Conversa com Angelina acontece no cenário do filme First they killed my father - Foto: Reprodução.

Conversa com Angelina acontece no cenário do filme – Foto: Reprodução.

A perda de referências (escola, amigos, brincadeiras, vizinhança, família, alegria), da inocência infantil e de quem ela mais amava, bem como as agressões que sofreu e que testemunhou até os 9 anos de idade, vão despertando um desespero tão grande que em vários momentos pausei o filme para respirar e para chorar – chorar de verdade. Aquilo tudo aconteceu e foi muito, muito pior do que o que é mostrado no filme…

Capa do livro que resultou no filme, publicado no ano 2000.

Capa do livro que resultou no filme, publicado no ano 2000.

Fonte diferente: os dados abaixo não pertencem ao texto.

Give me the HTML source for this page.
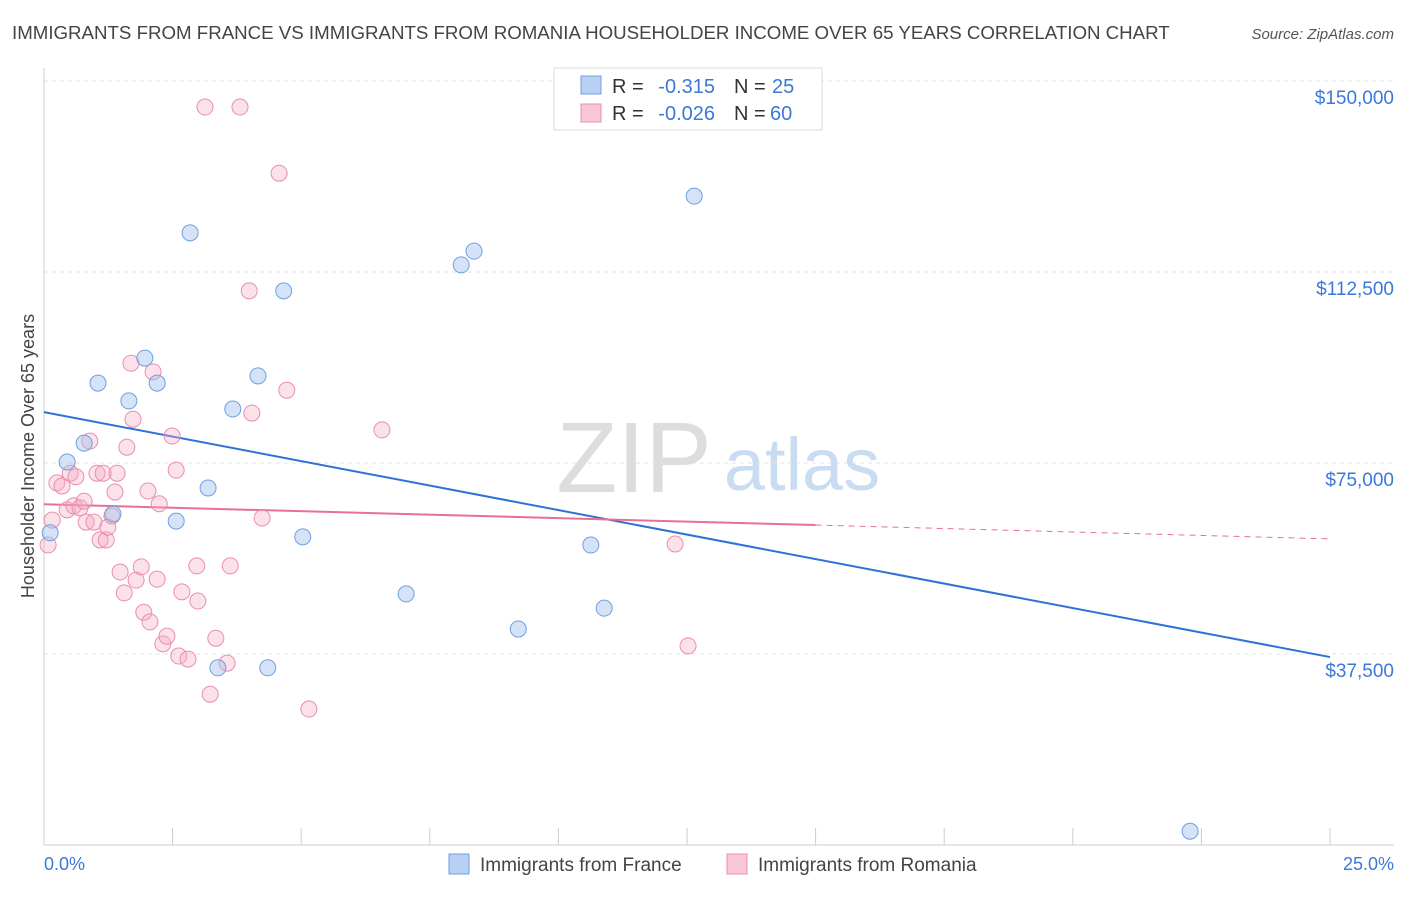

O roteiro vem do livro First they killled my father: a daughter of Cambodja remembers, escrito por Loung Ung, sobrevivente desse horror e a garotinha retratada no filme. Ele foi publicado no ano 2000 e, depois de ler o livro, Angelina (cujo primeiro filho adotivo é cambojano, Maddox) contatou a autora, as duas ficaram amigas, escreveram o roteiro a quatro mãos e as filmagens começaram em 2015.

Não há atores de outras nacionalidades para encenar o drama sofrido por aquele povo. Iniciantes (como a protagonista, a pequena Sareum Srey Moch), figurantes (centenas deles), a autora do livro, o produtor Rithy Panh (que também é diretor de cinema) e Maddox, que é produtor executivo do filme, são todos daquele país. Fora isso, ele foi todo filmado lá na língua local.

Numa entrevista, Rithy Panh disse algo que gostei muito: “[Angelina] fez um filme conosco e não sobre nós. Algumas pessoas vêm até nós e tomam nossa história e fazem o filme. Ela não fez assim. Ela foi muito respeitosa, envolveu a comunidade local”.

Poucos diálogos e muita intensidade

Não existem grandes diálogos nem efeitos especiais nesse filme. Ele é muito visual, lento, para sentir. O título pode induzir o espectador a pensar que a primeira cena ou a parte mais marcante é a morte do pai de Luong, mas sua morte acontece antes mesmo da física e é mostrada de forma silenciosa com ele de frente para uma fogueira. Não há enfoque em nada em particular, mas não há cenas sem significado ou deslocadas. Nada passa despercebido.

Angelina causa desespero. Primeiro, porque ela conseguiu transmitir a mim a exata sensação de que os quase 4 anos da ditadura do Khmer Vermelho, liderada por Pol Pot, pareceram 40 – e certamente foi como as pessoas que sofreram as consequências também sentiram a passagem do tempo. Segundo, porque ela parece querer que o espectador sinta o horror, devagar, que mergulhe mesmo. Você quer sair da angústia, quer que acabe logo, mas ela não deixa porque na cena seguinte vem mais emoção, vem aquele olhar da garotinha, vem suas lembranças, vem a nova terrível realidade na qual ela está inserida. No fim, enxugando as lágrimas e com a garganta travada, acabei agradecendo Angelina por ter sido tão dura. Não havia outra forma de contar essa história e ela precisa ser contada de novo e de novo.

Ele vai concorrer ao Oscar

First they killed my father - Produtor Rithy Panh, autora e produtora Loung Ung, Angelina Jolie e os atores-mirins Kimhak Mun e Sareum Srey Moch - a protagonista - Foto: Reprodução/Michelle Quance.

Produtor Rithy Panh, autora e produtora Loung Ung, Angelina Jolie e os atores-mirins Kimhak Mun e Sareum Srey Moch, a protagonista – Foto: Reprodução/Michelle Quance.

First they killed my father vai concorrer – como produção cambojana – ao Oscar de melhor filme estrangeiro em 2018, graças ao fato de Angelina ter dupla cidadania (americana e cambojana). As críticas são bem positivas, mas independentemente de prêmios, o importante é que um evento desse não pode ser esquecido, como o Holocausto na Segunda Guerra Mundial. E na maioria das vezes o que acontece fora do eixo Estados Unidos/Europa parece não ter tanta importância. É como se esse “lado de cá” tivesse mais relevância, mas somos todos apenas humanos, independentemente das diferenças geográficas e culturais.